-- Extracted data --

★ ★ ★

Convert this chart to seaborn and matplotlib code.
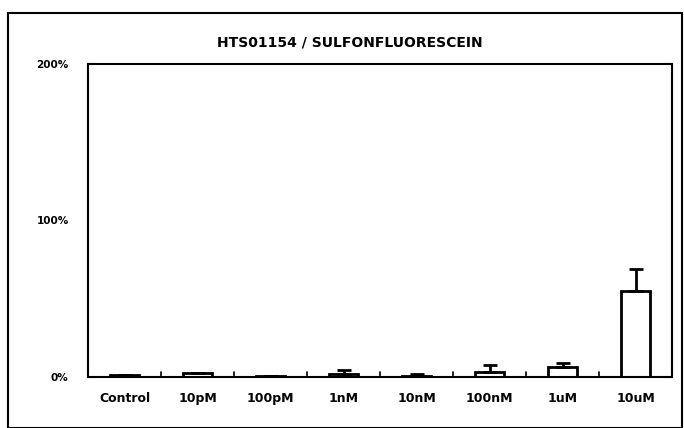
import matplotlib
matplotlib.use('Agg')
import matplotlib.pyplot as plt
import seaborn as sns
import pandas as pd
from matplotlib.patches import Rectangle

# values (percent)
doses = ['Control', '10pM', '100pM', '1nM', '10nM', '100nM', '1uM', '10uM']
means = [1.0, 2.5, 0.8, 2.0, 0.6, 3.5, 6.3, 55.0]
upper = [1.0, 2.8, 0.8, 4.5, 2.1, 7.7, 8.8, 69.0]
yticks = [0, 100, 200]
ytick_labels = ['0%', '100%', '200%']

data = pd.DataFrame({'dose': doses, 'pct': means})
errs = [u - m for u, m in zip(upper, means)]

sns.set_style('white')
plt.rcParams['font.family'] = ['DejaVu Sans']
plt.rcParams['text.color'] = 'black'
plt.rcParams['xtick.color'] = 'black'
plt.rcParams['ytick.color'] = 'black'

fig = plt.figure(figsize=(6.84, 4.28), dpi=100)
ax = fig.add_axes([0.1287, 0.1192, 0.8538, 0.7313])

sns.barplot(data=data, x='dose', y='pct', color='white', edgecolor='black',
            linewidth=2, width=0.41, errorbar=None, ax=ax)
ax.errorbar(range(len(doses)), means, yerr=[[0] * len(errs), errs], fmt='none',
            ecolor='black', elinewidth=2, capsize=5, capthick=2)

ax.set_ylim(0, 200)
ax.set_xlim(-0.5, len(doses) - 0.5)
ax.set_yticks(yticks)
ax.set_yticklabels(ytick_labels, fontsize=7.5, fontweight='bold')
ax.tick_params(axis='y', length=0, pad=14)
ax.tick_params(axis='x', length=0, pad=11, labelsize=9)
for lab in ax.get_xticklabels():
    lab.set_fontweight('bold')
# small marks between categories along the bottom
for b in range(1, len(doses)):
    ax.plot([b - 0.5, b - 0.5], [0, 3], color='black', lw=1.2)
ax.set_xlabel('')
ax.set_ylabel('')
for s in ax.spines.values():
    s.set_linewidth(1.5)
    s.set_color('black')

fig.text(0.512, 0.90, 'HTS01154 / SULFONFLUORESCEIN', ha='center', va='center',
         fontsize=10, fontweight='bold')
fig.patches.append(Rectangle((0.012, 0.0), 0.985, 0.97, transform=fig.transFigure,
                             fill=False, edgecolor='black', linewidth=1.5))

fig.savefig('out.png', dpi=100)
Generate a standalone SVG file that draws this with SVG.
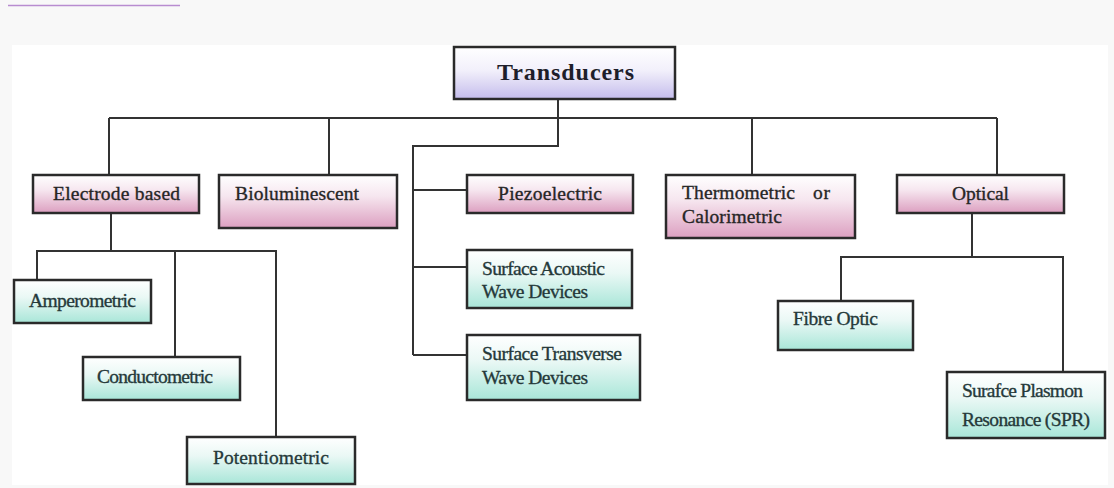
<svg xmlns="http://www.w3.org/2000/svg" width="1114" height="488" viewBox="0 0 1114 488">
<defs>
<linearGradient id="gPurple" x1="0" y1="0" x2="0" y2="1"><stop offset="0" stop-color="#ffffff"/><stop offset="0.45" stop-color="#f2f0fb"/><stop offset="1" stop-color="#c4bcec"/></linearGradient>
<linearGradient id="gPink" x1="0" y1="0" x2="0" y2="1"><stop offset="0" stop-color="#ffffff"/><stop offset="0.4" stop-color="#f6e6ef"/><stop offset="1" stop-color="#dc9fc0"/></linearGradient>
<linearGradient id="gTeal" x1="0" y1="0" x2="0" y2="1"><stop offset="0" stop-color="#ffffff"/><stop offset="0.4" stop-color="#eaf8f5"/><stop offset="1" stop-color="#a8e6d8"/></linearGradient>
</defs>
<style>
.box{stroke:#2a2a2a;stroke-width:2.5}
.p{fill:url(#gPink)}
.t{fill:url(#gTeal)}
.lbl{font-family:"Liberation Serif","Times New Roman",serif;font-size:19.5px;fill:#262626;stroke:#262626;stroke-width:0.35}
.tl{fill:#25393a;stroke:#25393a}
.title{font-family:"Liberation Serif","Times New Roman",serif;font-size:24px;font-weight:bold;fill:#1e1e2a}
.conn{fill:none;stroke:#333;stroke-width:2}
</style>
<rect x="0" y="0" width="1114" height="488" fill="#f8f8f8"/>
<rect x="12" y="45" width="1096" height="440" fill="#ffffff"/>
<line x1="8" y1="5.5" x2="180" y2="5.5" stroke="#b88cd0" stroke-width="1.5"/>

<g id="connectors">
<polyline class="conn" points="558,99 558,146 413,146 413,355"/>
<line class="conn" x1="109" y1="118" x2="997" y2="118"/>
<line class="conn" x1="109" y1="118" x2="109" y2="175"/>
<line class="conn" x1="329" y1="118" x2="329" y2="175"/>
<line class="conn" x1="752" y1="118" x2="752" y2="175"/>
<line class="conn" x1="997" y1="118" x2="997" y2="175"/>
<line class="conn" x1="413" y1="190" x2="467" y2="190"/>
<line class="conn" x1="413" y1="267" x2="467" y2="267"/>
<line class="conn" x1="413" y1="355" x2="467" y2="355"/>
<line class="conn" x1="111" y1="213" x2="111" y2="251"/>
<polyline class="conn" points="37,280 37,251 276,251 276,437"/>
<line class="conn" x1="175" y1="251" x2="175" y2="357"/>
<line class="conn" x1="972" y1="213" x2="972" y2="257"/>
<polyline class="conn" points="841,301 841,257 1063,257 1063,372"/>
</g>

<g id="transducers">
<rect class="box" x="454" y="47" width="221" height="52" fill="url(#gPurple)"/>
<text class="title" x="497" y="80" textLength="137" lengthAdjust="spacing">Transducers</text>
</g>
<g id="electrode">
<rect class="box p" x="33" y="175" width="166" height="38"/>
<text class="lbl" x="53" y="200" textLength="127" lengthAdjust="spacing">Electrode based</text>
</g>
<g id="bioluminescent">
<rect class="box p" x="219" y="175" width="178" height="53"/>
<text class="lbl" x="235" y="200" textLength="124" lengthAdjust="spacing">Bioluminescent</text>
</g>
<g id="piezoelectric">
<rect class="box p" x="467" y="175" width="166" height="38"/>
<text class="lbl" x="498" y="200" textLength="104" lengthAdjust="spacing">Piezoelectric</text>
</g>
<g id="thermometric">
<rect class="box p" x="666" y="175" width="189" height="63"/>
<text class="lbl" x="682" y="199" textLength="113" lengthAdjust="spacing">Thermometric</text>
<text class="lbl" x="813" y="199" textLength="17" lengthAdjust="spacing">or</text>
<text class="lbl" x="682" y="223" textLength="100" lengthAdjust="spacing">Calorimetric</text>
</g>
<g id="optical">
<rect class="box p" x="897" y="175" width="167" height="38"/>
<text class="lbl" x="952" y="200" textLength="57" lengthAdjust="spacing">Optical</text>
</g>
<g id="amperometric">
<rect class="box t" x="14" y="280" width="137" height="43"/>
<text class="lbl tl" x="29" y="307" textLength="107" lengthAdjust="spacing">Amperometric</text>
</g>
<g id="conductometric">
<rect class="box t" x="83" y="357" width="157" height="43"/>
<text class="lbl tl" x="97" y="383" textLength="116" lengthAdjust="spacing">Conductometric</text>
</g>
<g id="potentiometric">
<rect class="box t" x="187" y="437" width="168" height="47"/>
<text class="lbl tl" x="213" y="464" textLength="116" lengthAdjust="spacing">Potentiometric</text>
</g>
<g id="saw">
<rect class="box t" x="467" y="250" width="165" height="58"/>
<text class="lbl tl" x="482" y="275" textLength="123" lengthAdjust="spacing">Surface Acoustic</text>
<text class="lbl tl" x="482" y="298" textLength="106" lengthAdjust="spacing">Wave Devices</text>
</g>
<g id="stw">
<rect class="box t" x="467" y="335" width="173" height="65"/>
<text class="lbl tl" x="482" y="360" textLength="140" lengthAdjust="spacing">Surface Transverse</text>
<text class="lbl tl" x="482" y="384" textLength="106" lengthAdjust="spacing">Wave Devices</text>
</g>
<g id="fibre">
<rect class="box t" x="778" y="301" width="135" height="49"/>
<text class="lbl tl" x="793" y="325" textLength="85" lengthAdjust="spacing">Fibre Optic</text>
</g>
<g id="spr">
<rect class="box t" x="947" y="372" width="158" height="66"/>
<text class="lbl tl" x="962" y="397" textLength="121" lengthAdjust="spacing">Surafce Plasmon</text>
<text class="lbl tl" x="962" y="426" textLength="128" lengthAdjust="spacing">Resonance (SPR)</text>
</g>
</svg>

★ ★ ★

-- Task --
Repeat exactly the lines from the first line of the records above through the line containing "ecolor='black', elinewidth=2, capsize=5, capthick=2)", both included. Leave out the pictures.

-- Output of the task --
Convert this chart to seaborn and matplotlib code.
import matplotlib
matplotlib.use('Agg')
import matplotlib.pyplot as plt
import seaborn as sns
import pandas as pd
from matplotlib.patches import Rectangle

# values (percent)
doses = ['Control', '10pM', '100pM', '1nM', '10nM', '100nM', '1uM', '10uM']
means = [1.0, 2.5, 0.8, 2.0, 0.6, 3.5, 6.3, 55.0]
upper = [1.0, 2.8, 0.8, 4.5, 2.1, 7.7, 8.8, 69.0]
yticks = [0, 100, 200]
ytick_labels = ['0%', '100%', '200%']

data = pd.DataFrame({'dose': doses, 'pct': means})
errs = [u - m for u, m in zip(upper, means)]

sns.set_style('white')
plt.rcParams['font.family'] = ['DejaVu Sans']
plt.rcParams['text.color'] = 'black'
plt.rcParams['xtick.color'] = 'black'
plt.rcParams['ytick.color'] = 'black'

fig = plt.figure(figsize=(6.84, 4.28), dpi=100)
ax = fig.add_axes([0.1287, 0.1192, 0.8538, 0.7313])

sns.barplot(data=data, x='dose', y='pct', color='white', edgecolor='black',
            linewidth=2, width=0.41, errorbar=None, ax=ax)
ax.errorbar(range(len(doses)), means, yerr=[[0] * len(errs), errs], fmt='none',
            ecolor='black', elinewidth=2, capsize=5, capthick=2)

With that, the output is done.